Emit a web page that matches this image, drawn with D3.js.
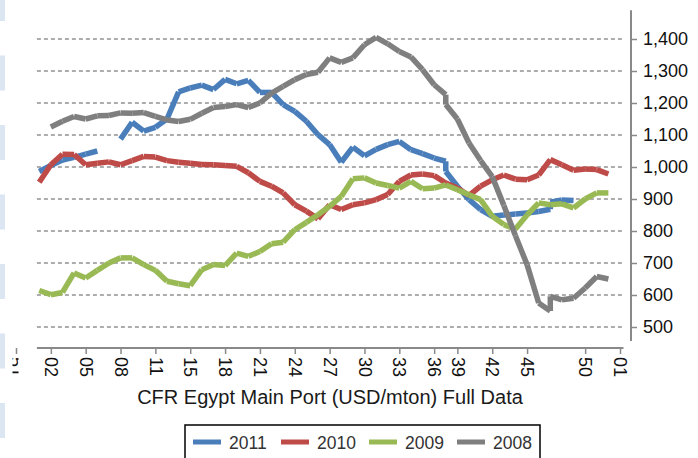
<!DOCTYPE html>
<html>
<head>
<meta charset="utf-8">
<script src="https://cdn.jsdelivr.net/npm/d3@7"></script>
<style>
    body { margin: 0; background: #fff; }
    svg { display: block; font-family: 'Liberation Sans', Arial, sans-serif; }
</style>
</head>
<body>
<svg id="cfr-egypt" width="698" height="458"></svg>
<script>
// slot of every reading on the week axis (37 and 46 hold two readings each)
let weeks = [2, 3, 4, 5, 6, 7, 8, 9, 10, 11, 12, 13, 14, 15, 16, 17, 18, 19, 20, 21,
    22, 23, 24, 25, 26, 27, 28, 29, 30, 31, 32, 33, 34, 35, 36, 37, 37, 38, 39, 40,
    41, 42, 43, 44, 45, 46, 46, 47, 48, 49, 50, 51]

let s2011 = [986, 1005, 1022, 1030, 1040, 1050, null, 1087, 1140, 1112, 1124, 1150, 1235, 1247, 1256, 1242, 1274, 1260, 1271, 1233,
    1233, 1195, 1174, 1143, 1101, 1070, 1015, 1062, 1035, 1055, 1070, 1080, 1054, 1042, 1028, 1018, 986, 940, 898, 867,
    846, 850, 853, 856, 861, 868, 890, 897, 895, null, null, null]
let s2010 = [952, 1007, 1040, 1039, 1007, 1012, 1016, 1007, 1020, 1033, 1031, 1020, 1015, 1012, 1008, 1007, 1005, 1002, 982, 955,
    940, 919, 882, 862, 838, 882, 867, 882, 888, 898, 914, 955, 975, 978, 973, 950, 950, 934, 911, 940,
    960, 975, 962, 960, 975, 1023, 1023, 1007, 990, 994, 992, 978]
let s2009 = [614, 601, 608, 669, 653, 677, 700, 716, 716, 695, 677, 643, 635, 629, 679, 695, 692, 731, 721, 736,
    760, 765, 804, 827, 851, 877, 908, 963, 966, 950, 942, 934, 955, 932, 934, 944, 944, 929, 913, 898,
    846, 820, 806, 850, 888, 882, 882, 885, 872, 900, 919, 919]
let s2008 = [null, 1125, 1143, 1158, 1150, 1160, 1161, 1169, 1168, 1170, 1158, 1147, 1142, 1149, 1168, 1186, 1189, 1195, 1186, 1200,
    1231, 1252, 1273, 1289, 1296, 1341, 1327, 1341, 1382, 1405, 1385, 1361, 1344, 1304, 1257, 1226, 1195, 1150, 1075, 1020,
    970, 880, 785, 695, 575, 550, 596, 585, 590, 622, 658, 650]

let seriesNames = ['2011', '2010', '2009', '2008']
let seriesColors = ['#4a7ebb', '#be4b48', '#98b954', '#7f7f7f']

let tickPos = [0, 3, 6, 9, 12, 15, 18, 21, 24, 27, 30, 33, 36, 38, 41, 44, 49, 52]
let tickLabels = ['51', '02', '05', '08', '11', '15', '18', '21', '24', '27', '30', '33', '36', '39', '42', '45', '50', '01']
let yTicks = [500, 600, 700, 800, 900, 1000, 1100, 1200, 1300, 1400]

function main() {
    let svg = d3.select('#cfr-egypt')

    let xScale = d3.scaleLinear().domain([0, 52]).range([16, 620]),
        yScale = d3.scaleLinear().domain([450, 1500]).range([343, 7])

    // pale slide strip on the far left
    svg.selectAll('rect.strip')
        .data(d3.range(7))
        .enter()
        .append('rect')
        .attr('class', 'strip')
        .attr('x', 0)
        .attr('y', d => -14 + d * 69.5)
        .attr('width', 5)
        .attr('height', 35)
        .attr('fill', '#dce6f2')

    // dashed gridlines
    svg.append('g')
        .selectAll('line')
        .data(yTicks)
        .enter()
        .append('line')
        .attr('x1', xScale(1.8))
        .attr('x2', xScale(52.3))
        .attr('y1', d => yScale(d))
        .attr('y2', d => yScale(d))
        .attr('stroke', '#5a5a5a')
        .attr('stroke-width', 1)
        .attr('stroke-dasharray', '4,3')

    // lines, one segment per pair of readings
    let series = [s2011, s2010, s2009, s2008].map((vals, k) => ({name: seriesNames[k], color: seriesColors[k], values: vals}))
    series.forEach(s => {
        let segs = []
        for (let j = 0; j < weeks.length - 1; j++) {
            if (s.values[j] != null && s.values[j + 1] != null) {
                segs.push([[weeks[j], s.values[j]], [weeks[j + 1], s.values[j + 1]]])
            }
        }
        svg.append('g')
            .selectAll('line')
            .data(segs)
            .enter()
            .append('line')
            .attr('x1', d => xScale(d[0][0]))
            .attr('y1', d => yScale(d[0][1]))
            .attr('x2', d => xScale(d[1][0]))
            .attr('y2', d => yScale(d[1][1]))
            .attr('stroke', s.color)
            .attr('stroke-width', 5.5)
    })

    // right value axis
    let yAxis = svg.append('g')
        .attr('transform', 'translate(631, 0)')
        .call(d3.axisRight(yScale).tickValues(yTicks).tickSize(6).tickSizeOuter(0).tickPadding(6).tickFormat(d3.format(',')))
    yAxis.select('.domain').remove()
    yAxis.append('line')
        .attr('y1', yScale(1490))
        .attr('y2', yScale(456))
        .attr('stroke', '#898989')
        .attr('stroke-width', 2)
    yAxis.selectAll('.tick line').attr('stroke', '#898989').attr('stroke-width', 1.5)
    yAxis.selectAll('text')
        .attr('fill', '#111')
        .style('font-size', '18px')
        .style('font-family', "'Liberation Sans', Arial, sans-serif")

    // week axis
    let xAxis = svg.append('g')
        .attr('transform', 'translate(0, 348)')
        .call(d3.axisBottom(xScale).tickValues(tickPos).tickSize(6).tickSizeOuter(0).tickFormat((d, i) => tickLabels[i]))
    xAxis.select('.domain').remove()
    xAxis.append('line')
        .attr('x1', xScale(1.8))
        .attr('x2', xScale(52.3))
        .attr('stroke', '#898989')
        .attr('stroke-width', 2)
    xAxis.selectAll('.tick line').attr('stroke', '#898989').attr('stroke-width', 1.5)
    xAxis.selectAll('text')
        .attr('transform', 'rotate(90)')
        .attr('x', 9)
        .attr('y', 0)
        .attr('dy', '.35em')
        .attr('fill', '#111')
        .style('text-anchor', 'start')
        .style('font-size', '18px')
        .style('font-family', "'Liberation Sans', Arial, sans-serif")

    // first label is cut by the slide edge
    svg.append('clipPath')
        .attr('id', 'cut51')
        .append('rect')
        .attr('x', -4)
        .attr('y', -10)
        .attr('width', 6)
        .attr('height', 50)
    xAxis.select('.tick').attr('clip-path', 'url(#cut51)')

    svg.append('text')
        .attr('x', 330)
        .attr('y', 404)
        .attr('text-anchor', 'middle')
        .attr('fill', '#1a1a1a')
        .style('font-size', '20px')
        .text('CFR Egypt Main Port (USD/mton) Full Data')

    // legend
    let legend = svg.append('g').attr('transform', 'translate(185, 425)')
    legend.append('rect')
        .attr('width', 355)
        .attr('height', 45)
        .attr('fill', '#fff')
        .attr('stroke', '#000')
        .attr('stroke-width', 1.5)
    let items = legend.selectAll('g.item')
        .data(series)
        .enter()
        .append('g')
        .attr('class', 'item')
        .attr('transform', (d, i) => 'translate(' + (8 + i * 88) + ', 0)')
    items.append('line')
        .attr('x1', 0)
        .attr('x2', 28)
        .attr('y1', 17)
        .attr('y2', 17)
        .attr('stroke', d => d.color)
        .attr('stroke-width', 5)
    items.append('text')
        .attr('x', 36)
        .attr('y', 24)
        .attr('fill', '#333')
        .style('font-size', '17.5px')
        .text(d => d.name)
}

main()
</script>
</body>
</html>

## What is required
Return the whole listing, word for word, and leave out every picture.

## Answer to the problem
Emit a web page that matches this image, drawn with D3.js.
<!DOCTYPE html>
<html>
<head>
<meta charset="utf-8">
<script src="https://cdn.jsdelivr.net/npm/d3@7"></script>
<style>
    body { margin: 0; background: #fff; }
    svg { display: block; font-family: 'Liberation Sans', Arial, sans-serif; }
</style>
</head>
<body>
<svg id="cfr-egypt" width="698" height="458"></svg>
<script>
// slot of every reading on the week axis (37 and 46 hold two readings each)
let weeks = [2, 3, 4, 5, 6, 7, 8, 9, 10, 11, 12, 13, 14, 15, 16, 17, 18, 19, 20, 21,
    22, 23, 24, 25, 26, 27, 28, 29, 30, 31, 32, 33, 34, 35, 36, 37, 37, 38, 39, 40,
    41, 42, 43, 44, 45, 46, 46, 47, 48, 49, 50, 51]

let s2011 = [986, 1005, 1022, 1030, 1040, 1050, null, 1087, 1140, 1112, 1124, 1150, 1235, 1247, 1256, 1242, 1274, 1260, 1271, 1233,
    1233, 1195, 1174, 1143, 1101, 1070, 1015, 1062, 1035, 1055, 1070, 1080, 1054, 1042, 1028, 1018, 986, 940, 898, 867,
    846, 850, 853, 856, 861, 868, 890, 897, 895, null, null, null]
let s2010 = [952, 1007, 1040, 1039, 1007, 1012, 1016, 1007, 1020, 1033, 1031, 1020, 1015, 1012, 1008, 1007, 1005, 1002, 982, 955,
    940, 919, 882, 862, 838, 882, 867, 882, 888, 898, 914, 955, 975, 978, 973, 950, 950, 934, 911, 940,
    960, 975, 962, 960, 975, 1023, 1023, 1007, 990, 994, 992, 978]
let s2009 = [614, 601, 608, 669, 653, 677, 700, 716, 716, 695, 677, 643, 635, 629, 679, 695, 692, 731, 721, 736,
    760, 765, 804, 827, 851, 877, 908, 963, 966, 950, 942, 934, 955, 932, 934, 944, 944, 929, 913, 898,
    846, 820, 806, 850, 888, 882, 882, 885, 872, 900, 919, 919]
let s2008 = [null, 1125, 1143, 1158, 1150, 1160, 1161, 1169, 1168, 1170, 1158, 1147, 1142, 1149, 1168, 1186, 1189, 1195, 1186, 1200,
    1231, 1252, 1273, 1289, 1296, 1341, 1327, 1341, 1382, 1405, 1385, 1361, 1344, 1304, 1257, 1226, 1195, 1150, 1075, 1020,
    970, 880, 785, 695, 575, 550, 596, 585, 590, 622, 658, 650]

let seriesNames = ['2011', '2010', '2009', '2008']
let seriesColors = ['#4a7ebb', '#be4b48', '#98b954', '#7f7f7f']

let tickPos = [0, 3, 6, 9, 12, 15, 18, 21, 24, 27, 30, 33, 36, 38, 41, 44, 49, 52]
let tickLabels = ['51', '02', '05', '08', '11', '15', '18', '21', '24', '27', '30', '33', '36', '39', '42', '45', '50', '01']
let yTicks = [500, 600, 700, 800, 900, 1000, 1100, 1200, 1300, 1400]

function main() {
    let svg = d3.select('#cfr-egypt')

    let xScale = d3.scaleLinear().domain([0, 52]).range([16, 620]),
        yScale = d3.scaleLinear().domain([450, 1500]).range([343, 7])

    // pale slide strip on the far left
    svg.selectAll('rect.strip')
        .data(d3.range(7))
        .enter()
        .append('rect')
        .attr('class', 'strip')
        .attr('x', 0)
        .attr('y', d => -14 + d * 69.5)
        .attr('width', 5)
        .attr('height', 35)
        .attr('fill', '#dce6f2')

    // dashed gridlines
    svg.append('g')
        .selectAll('line')
        .data(yTicks)
        .enter()
        .append('line')
        .attr('x1', xScale(1.8))
        .attr('x2', xScale(52.3))
        .attr('y1', d => yScale(d))
        .attr('y2', d => yScale(d))
        .attr('stroke', '#5a5a5a')
        .attr('stroke-width', 1)
        .attr('stroke-dasharray', '4,3')

    // lines, one segment per pair of readings
    let series = [s2011, s2010, s2009, s2008].map((vals, k) => ({name: seriesNames[k], color: seriesColors[k], values: vals}))
    series.forEach(s => {
        let segs = []
        for (let j = 0; j < weeks.length - 1; j++) {
            if (s.values[j] != null && s.values[j + 1] != null) {
                segs.push([[weeks[j], s.values[j]], [weeks[j + 1], s.values[j + 1]]])
            }
        }
        svg.append('g')
            .selectAll('line')
            .data(segs)
            .enter()
            .append('line')
            .attr('x1', d => xScale(d[0][0]))
            .attr('y1', d => yScale(d[0][1]))
            .attr('x2', d => xScale(d[1][0]))
            .attr('y2', d => yScale(d[1][1]))
            .attr('stroke', s.color)
            .attr('stroke-width', 5.5)
    })

    // right value axis
    let yAxis = svg.append('g')
        .attr('transform', 'translate(631, 0)')
        .call(d3.axisRight(yScale).tickValues(yTicks).tickSize(6).tickSizeOuter(0).tickPadding(6).tickFormat(d3.format(',')))
    yAxis.select('.domain').remove()
    yAxis.append('line')
        .attr('y1', yScale(1490))
        .attr('y2', yScale(456))
        .attr('stroke', '#898989')
        .attr('stroke-width', 2)
    yAxis.selectAll('.tick line').attr('stroke', '#898989').attr('stroke-width', 1.5)
    yAxis.selectAll('text')
        .attr('fill', '#111')
        .style('font-size', '18px')
        .style('font-family', "'Liberation Sans', Arial, sans-serif")

    // week axis
    let xAxis = svg.append('g')
        .attr('transform', 'translate(0, 348)')
        .call(d3.axisBottom(xScale).tickValues(tickPos).tickSize(6).tickSizeOuter(0).tickFormat((d, i) => tickLabels[i]))
    xAxis.select('.domain').remove()
    xAxis.append('line')
        .attr('x1', xScale(1.8))
        .attr('x2', xScale(52.3))
        .attr('stroke', '#898989')
        .attr('stroke-width', 2)
    xAxis.selectAll('.tick line').attr('stroke', '#898989').attr('stroke-width', 1.5)
    xAxis.selectAll('text')
        .attr('transform', 'rotate(90)')
        .attr('x', 9)
        .attr('y', 0)
        .attr('dy', '.35em')
        .attr('fill', '#111')
        .style('text-anchor', 'start')
        .style('font-size', '18px')
        .style('font-family', "'Liberation Sans', Arial, sans-serif")

    // first label is cut by the slide edge
    svg.append('clipPath')
        .attr('id', 'cut51')
        .append('rect')
        .attr('x', -4)
        .attr('y', -10)
        .attr('width', 6)
        .attr('height', 50)
    xAxis.select('.tick').attr('clip-path', 'url(#cut51)')

    svg.append('text')
        .attr('x', 330)
        .attr('y', 404)
        .attr('text-anchor', 'middle')
        .attr('fill', '#1a1a1a')
        .style('font-size', '20px')
        .text('CFR Egypt Main Port (USD/mton) Full Data')

    // legend
    let legend = svg.append('g').attr('transform', 'translate(185, 425)')
    legend.append('rect')
        .attr('width', 355)
        .attr('height', 45)
        .attr('fill', '#fff')
        .attr('stroke', '#000')
        .attr('stroke-width', 1.5)
    let items = legend.selectAll('g.item')
        .data(series)
        .enter()
        .append('g')
        .attr('class', 'item')
        .attr('transform', (d, i) => 'translate(' + (8 + i * 88) + ', 0)')
    items.append('line')
        .attr('x1', 0)
        .attr('x2', 28)
        .attr('y1', 17)
        .attr('y2', 17)
        .attr('stroke', d => d.color)
        .attr('stroke-width', 5)
    items.append('text')
        .attr('x', 36)
        .attr('y', 24)
        .attr('fill', '#333')
        .style('font-size', '17.5px')
        .text(d => d.name)
}

main()
</script>
</body>
</html>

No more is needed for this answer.